■ **DESCRIPTION OF THE TASK**:
Return the number of lines that include the string "this", without any other text.
------ DATA
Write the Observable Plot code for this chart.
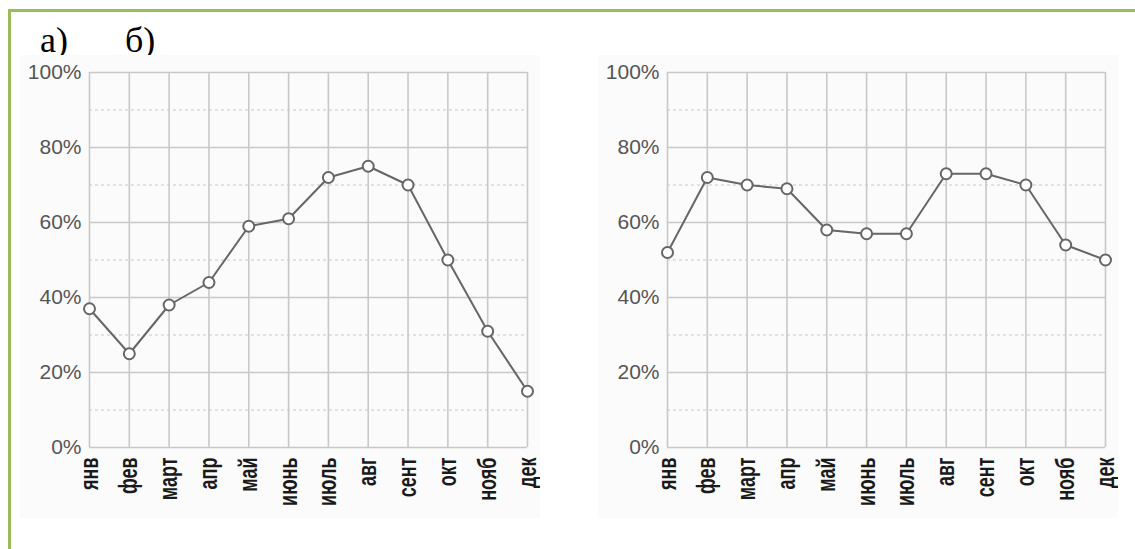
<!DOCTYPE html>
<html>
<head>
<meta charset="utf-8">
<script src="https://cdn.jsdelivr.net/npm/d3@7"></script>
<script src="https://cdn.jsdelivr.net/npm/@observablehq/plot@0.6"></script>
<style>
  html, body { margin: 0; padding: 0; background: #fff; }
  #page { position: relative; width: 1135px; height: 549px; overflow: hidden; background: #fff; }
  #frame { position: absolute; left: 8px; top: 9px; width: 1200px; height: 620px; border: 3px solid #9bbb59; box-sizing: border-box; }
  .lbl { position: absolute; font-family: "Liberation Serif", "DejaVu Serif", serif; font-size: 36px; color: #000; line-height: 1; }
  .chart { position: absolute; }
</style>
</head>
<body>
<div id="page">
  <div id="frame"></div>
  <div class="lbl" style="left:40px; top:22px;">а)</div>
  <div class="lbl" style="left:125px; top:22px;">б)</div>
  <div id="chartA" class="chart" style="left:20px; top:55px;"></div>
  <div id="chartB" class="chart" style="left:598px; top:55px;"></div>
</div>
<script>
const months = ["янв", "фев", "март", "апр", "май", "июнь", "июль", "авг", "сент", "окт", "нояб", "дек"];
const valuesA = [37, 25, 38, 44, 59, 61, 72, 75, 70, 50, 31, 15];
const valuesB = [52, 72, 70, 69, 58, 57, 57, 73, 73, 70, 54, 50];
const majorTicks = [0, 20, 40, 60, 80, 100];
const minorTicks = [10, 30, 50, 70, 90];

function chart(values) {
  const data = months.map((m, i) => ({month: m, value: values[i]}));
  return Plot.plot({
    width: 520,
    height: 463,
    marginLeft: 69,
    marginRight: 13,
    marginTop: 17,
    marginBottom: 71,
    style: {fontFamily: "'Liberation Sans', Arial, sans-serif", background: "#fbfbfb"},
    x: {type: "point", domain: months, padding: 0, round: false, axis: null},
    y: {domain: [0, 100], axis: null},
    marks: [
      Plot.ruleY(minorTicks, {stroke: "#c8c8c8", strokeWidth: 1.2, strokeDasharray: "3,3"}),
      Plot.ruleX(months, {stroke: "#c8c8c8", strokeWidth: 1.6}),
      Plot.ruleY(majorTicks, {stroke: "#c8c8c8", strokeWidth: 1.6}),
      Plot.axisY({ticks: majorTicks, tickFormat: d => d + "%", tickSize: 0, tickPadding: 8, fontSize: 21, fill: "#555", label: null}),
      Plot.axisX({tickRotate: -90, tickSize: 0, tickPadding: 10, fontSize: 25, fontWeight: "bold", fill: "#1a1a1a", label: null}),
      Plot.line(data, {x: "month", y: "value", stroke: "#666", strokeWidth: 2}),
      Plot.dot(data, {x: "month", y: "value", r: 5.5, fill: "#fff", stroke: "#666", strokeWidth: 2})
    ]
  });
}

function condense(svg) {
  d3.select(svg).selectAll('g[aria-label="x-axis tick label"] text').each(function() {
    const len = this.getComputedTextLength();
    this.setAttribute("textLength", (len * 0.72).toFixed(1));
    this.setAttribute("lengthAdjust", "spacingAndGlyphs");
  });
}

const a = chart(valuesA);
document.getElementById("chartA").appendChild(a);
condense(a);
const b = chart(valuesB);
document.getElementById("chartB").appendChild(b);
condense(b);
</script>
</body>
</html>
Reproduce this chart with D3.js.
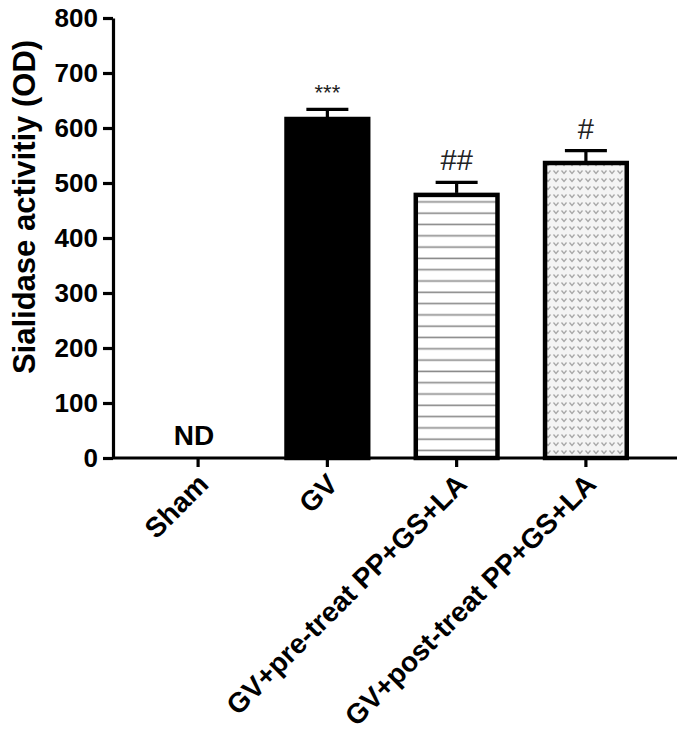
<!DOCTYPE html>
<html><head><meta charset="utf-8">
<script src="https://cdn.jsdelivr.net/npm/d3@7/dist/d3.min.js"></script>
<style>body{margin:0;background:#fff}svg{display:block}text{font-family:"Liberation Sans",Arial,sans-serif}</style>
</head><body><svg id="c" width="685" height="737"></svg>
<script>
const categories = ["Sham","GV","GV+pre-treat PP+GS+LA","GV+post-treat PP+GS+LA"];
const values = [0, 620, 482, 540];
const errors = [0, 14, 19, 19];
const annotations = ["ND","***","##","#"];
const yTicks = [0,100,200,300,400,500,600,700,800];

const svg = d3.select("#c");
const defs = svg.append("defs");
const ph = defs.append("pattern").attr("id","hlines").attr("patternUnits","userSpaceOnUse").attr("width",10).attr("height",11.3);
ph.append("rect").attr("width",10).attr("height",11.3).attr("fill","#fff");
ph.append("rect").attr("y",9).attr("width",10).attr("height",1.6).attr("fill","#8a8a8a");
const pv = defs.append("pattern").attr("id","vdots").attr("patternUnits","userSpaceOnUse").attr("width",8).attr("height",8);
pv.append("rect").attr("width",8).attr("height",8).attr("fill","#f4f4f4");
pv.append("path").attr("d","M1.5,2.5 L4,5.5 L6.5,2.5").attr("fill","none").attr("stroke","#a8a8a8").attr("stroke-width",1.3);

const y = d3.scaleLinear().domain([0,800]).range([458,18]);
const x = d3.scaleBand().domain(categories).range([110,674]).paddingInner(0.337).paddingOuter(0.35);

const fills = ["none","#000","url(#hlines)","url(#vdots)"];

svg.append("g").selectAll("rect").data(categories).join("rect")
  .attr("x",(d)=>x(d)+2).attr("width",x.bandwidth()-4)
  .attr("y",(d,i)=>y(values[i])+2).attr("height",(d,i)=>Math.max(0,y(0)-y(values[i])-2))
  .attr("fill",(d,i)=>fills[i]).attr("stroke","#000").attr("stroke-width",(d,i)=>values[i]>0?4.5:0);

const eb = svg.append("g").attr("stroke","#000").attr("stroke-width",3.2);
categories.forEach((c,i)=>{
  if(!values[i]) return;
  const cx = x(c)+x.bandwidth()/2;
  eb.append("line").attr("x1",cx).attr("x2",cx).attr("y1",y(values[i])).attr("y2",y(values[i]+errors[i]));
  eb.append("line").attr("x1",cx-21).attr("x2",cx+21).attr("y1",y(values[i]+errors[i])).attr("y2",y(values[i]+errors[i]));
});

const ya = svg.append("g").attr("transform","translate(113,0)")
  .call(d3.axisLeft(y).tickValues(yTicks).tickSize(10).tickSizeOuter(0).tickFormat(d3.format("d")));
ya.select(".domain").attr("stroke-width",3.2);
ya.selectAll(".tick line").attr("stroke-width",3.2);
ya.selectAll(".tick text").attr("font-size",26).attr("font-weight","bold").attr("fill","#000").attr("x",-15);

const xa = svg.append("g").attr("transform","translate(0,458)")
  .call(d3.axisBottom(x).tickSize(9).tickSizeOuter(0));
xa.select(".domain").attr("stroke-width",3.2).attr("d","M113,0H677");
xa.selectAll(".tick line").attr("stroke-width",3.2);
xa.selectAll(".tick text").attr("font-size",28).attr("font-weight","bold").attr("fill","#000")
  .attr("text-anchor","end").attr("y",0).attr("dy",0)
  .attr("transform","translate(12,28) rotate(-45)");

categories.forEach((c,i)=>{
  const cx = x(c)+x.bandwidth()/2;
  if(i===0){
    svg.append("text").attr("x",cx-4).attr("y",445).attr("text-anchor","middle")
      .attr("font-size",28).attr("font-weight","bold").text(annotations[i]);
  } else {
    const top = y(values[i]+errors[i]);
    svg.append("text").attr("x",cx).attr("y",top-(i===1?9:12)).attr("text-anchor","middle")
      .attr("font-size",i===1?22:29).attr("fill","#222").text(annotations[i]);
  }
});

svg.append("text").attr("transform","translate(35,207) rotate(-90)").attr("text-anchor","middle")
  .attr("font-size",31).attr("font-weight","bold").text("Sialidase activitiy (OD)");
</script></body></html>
------------
■ **TASK OUTPUT**:
5